DATA PROVIDED:
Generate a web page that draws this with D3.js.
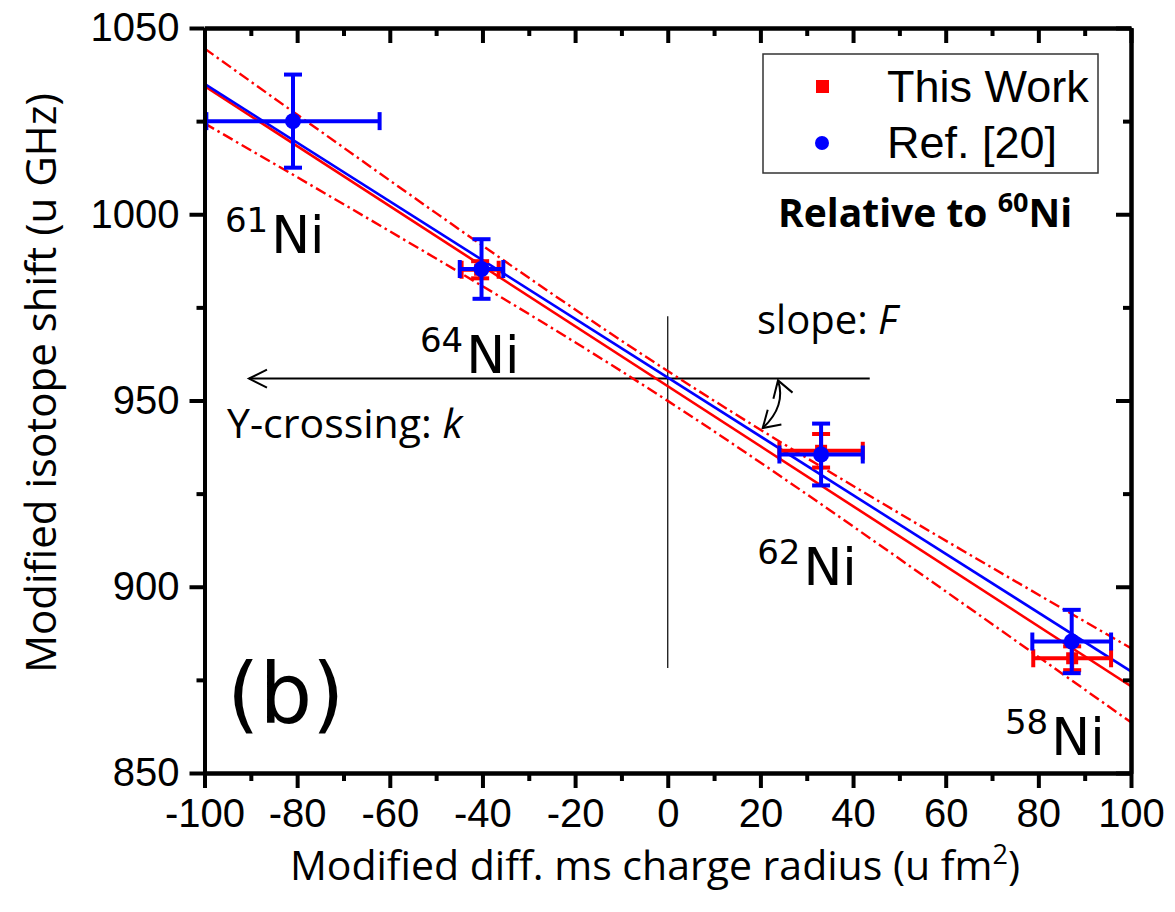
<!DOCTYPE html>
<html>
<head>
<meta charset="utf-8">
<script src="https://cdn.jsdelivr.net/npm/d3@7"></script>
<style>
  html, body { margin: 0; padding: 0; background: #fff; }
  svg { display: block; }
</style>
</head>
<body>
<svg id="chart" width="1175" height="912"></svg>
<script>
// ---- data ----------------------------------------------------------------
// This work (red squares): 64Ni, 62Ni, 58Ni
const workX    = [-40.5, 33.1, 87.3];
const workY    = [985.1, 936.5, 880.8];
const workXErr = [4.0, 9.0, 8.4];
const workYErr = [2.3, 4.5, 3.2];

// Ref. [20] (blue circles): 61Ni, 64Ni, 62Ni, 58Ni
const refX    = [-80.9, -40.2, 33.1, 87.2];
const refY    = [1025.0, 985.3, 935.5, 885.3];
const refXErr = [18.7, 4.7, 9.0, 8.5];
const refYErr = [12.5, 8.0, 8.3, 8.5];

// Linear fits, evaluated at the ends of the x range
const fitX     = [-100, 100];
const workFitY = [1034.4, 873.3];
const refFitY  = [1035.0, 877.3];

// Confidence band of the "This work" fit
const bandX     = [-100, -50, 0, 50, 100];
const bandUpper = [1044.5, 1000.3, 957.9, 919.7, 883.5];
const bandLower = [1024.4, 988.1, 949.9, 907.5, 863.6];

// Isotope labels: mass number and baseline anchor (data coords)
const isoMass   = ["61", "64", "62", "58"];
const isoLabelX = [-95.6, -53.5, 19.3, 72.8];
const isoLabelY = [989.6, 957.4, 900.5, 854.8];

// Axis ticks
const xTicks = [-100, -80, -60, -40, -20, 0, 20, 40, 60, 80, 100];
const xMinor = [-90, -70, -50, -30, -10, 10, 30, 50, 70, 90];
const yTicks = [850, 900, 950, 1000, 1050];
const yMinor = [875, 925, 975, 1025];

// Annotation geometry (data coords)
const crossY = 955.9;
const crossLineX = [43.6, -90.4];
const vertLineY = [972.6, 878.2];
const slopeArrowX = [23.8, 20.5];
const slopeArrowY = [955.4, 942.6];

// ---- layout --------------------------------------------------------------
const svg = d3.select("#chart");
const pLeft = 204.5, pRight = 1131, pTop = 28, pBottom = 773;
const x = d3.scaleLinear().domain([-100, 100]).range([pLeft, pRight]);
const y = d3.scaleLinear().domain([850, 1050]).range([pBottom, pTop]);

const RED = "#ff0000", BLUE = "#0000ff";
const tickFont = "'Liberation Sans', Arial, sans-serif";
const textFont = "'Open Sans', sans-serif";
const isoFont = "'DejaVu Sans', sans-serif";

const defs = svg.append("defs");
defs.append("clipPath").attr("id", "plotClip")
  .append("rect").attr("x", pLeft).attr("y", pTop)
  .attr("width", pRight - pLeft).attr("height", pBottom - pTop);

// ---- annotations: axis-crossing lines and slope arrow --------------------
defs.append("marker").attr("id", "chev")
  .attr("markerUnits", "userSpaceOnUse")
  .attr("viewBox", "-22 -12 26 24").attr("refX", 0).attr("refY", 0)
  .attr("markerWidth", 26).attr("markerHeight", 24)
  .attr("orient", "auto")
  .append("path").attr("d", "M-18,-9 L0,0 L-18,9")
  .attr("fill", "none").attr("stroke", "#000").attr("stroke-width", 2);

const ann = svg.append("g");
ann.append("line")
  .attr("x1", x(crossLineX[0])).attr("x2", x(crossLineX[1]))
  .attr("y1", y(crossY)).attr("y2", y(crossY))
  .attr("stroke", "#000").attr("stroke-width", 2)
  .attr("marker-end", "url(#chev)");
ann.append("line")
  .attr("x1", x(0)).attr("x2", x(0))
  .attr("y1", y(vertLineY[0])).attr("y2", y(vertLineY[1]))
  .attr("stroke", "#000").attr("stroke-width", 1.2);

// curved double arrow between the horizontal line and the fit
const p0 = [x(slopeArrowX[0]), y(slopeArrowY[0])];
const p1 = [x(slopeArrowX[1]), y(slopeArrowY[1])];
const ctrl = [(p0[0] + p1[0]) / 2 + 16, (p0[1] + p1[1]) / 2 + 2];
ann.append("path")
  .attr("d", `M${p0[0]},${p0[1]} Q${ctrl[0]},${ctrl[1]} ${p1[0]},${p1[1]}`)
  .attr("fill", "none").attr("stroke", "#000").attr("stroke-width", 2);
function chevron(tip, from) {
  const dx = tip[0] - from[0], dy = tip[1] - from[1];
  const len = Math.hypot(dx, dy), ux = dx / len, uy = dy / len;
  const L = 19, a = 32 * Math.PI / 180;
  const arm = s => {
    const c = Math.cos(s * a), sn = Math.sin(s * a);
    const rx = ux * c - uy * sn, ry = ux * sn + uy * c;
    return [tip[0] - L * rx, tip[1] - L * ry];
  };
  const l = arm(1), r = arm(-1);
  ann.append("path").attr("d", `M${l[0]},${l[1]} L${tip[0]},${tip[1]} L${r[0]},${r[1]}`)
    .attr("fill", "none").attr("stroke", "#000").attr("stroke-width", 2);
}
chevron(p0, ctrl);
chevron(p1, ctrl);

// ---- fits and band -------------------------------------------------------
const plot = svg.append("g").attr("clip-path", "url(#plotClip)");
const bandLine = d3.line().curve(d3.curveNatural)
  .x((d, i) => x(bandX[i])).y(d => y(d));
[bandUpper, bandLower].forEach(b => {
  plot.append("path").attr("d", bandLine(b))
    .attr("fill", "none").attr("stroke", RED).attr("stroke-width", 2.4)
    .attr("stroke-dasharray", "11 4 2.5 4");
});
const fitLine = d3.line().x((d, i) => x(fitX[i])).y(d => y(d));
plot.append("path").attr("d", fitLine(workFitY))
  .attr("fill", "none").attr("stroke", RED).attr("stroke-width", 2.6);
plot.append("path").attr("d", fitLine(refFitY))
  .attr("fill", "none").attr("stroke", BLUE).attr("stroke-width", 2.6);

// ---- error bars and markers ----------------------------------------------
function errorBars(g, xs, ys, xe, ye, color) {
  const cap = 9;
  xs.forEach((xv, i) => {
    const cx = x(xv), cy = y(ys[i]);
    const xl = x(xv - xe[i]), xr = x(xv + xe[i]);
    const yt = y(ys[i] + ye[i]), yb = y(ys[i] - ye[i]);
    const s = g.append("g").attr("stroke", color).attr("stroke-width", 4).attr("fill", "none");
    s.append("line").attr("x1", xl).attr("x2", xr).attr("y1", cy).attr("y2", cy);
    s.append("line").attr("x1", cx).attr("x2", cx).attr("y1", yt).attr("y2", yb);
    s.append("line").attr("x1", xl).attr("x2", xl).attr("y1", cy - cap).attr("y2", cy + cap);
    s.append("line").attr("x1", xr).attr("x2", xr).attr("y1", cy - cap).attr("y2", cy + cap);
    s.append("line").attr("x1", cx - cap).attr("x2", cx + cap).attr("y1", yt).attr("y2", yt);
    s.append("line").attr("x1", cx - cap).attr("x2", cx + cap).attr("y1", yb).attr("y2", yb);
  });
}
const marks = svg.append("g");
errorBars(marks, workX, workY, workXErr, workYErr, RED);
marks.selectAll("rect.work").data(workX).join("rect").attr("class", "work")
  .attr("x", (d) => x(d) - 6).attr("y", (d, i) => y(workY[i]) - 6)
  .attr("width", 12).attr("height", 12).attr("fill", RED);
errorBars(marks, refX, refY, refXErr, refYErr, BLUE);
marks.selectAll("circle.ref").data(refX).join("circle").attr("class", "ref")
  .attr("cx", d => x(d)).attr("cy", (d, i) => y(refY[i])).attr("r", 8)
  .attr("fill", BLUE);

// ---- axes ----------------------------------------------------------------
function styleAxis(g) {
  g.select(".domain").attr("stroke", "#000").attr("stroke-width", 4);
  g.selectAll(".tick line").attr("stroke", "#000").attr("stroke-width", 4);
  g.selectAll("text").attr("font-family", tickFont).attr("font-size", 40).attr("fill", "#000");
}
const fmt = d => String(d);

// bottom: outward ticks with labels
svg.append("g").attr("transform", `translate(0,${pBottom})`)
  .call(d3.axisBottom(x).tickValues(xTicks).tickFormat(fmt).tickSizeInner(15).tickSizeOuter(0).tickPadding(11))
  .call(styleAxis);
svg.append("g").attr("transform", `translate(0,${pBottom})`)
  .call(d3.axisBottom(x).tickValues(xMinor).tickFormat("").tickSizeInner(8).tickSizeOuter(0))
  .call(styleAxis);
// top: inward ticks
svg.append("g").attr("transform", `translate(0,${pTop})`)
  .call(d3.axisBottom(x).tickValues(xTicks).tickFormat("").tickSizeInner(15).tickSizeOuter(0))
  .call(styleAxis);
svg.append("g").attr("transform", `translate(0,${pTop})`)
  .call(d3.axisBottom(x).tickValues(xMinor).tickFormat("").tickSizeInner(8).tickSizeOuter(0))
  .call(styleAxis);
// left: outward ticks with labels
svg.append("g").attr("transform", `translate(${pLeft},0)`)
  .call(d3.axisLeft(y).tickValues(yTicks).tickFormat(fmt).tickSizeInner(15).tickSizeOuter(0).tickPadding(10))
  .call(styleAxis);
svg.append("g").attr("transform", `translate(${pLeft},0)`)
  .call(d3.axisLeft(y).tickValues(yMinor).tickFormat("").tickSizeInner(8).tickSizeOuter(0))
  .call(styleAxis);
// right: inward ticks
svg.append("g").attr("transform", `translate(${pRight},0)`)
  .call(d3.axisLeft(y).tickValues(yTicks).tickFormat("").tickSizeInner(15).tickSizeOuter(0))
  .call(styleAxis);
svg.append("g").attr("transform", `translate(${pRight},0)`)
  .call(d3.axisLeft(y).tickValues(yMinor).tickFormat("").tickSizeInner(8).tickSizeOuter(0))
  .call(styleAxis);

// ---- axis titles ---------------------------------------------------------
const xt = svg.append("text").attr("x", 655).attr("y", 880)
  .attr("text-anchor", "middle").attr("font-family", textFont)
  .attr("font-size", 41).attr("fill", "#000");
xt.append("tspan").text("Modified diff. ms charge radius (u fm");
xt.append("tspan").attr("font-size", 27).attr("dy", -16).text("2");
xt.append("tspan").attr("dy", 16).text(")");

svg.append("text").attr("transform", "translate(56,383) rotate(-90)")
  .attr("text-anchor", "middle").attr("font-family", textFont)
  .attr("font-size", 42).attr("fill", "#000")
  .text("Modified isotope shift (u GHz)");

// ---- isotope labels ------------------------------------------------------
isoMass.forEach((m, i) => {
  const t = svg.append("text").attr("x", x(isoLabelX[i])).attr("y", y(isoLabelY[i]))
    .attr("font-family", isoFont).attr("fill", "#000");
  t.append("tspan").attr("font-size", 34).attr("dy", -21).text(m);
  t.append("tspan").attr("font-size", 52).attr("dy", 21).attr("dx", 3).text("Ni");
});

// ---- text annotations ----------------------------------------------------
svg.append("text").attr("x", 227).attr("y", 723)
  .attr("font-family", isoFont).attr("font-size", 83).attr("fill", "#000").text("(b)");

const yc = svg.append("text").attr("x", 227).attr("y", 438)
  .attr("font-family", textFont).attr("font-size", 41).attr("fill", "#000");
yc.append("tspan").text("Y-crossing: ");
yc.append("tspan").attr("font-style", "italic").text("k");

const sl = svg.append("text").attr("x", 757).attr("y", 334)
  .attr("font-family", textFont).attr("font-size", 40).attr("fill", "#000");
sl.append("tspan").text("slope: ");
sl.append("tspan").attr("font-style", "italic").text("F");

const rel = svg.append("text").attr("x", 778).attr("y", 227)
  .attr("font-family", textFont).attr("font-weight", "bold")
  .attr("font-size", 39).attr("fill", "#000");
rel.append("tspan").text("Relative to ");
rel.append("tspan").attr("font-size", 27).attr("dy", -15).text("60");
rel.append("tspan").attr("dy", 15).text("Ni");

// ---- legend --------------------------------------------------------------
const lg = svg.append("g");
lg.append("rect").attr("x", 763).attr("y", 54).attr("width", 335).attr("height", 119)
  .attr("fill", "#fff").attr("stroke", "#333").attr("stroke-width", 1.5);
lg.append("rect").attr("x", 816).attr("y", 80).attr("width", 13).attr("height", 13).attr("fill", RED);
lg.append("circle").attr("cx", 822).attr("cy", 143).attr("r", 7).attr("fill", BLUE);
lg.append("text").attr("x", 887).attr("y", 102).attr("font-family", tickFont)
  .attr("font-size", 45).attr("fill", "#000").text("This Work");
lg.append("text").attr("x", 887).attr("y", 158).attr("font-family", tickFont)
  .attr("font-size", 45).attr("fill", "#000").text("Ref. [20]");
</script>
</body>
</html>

EXERCISE DIRECTIONS: Everything from the top line of the data down to and including the line with "const bandLower = [1024.4, 988.1, 949.9, 907.5, 863.6];" is to be copied, except the pictures.

ANSWER BELOW:
Generate a web page that draws this with D3.js.
<!DOCTYPE html>
<html>
<head>
<meta charset="utf-8">
<script src="https://cdn.jsdelivr.net/npm/d3@7"></script>
<style>
  html, body { margin: 0; padding: 0; background: #fff; }
  svg { display: block; }
</style>
</head>
<body>
<svg id="chart" width="1175" height="912"></svg>
<script>
// ---- data ----------------------------------------------------------------
// This work (red squares): 64Ni, 62Ni, 58Ni
const workX    = [-40.5, 33.1, 87.3];
const workY    = [985.1, 936.5, 880.8];
const workXErr = [4.0, 9.0, 8.4];
const workYErr = [2.3, 4.5, 3.2];

// Ref. [20] (blue circles): 61Ni, 64Ni, 62Ni, 58Ni
const refX    = [-80.9, -40.2, 33.1, 87.2];
const refY    = [1025.0, 985.3, 935.5, 885.3];
const refXErr = [18.7, 4.7, 9.0, 8.5];
const refYErr = [12.5, 8.0, 8.3, 8.5];

// Linear fits, evaluated at the ends of the x range
const fitX     = [-100, 100];
const workFitY = [1034.4, 873.3];
const refFitY  = [1035.0, 877.3];

// Confidence band of the "This work" fit
const bandX     = [-100, -50, 0, 50, 100];
const bandUpper = [1044.5, 1000.3, 957.9, 919.7, 883.5];
const bandLower = [1024.4, 988.1, 949.9, 907.5, 863.6];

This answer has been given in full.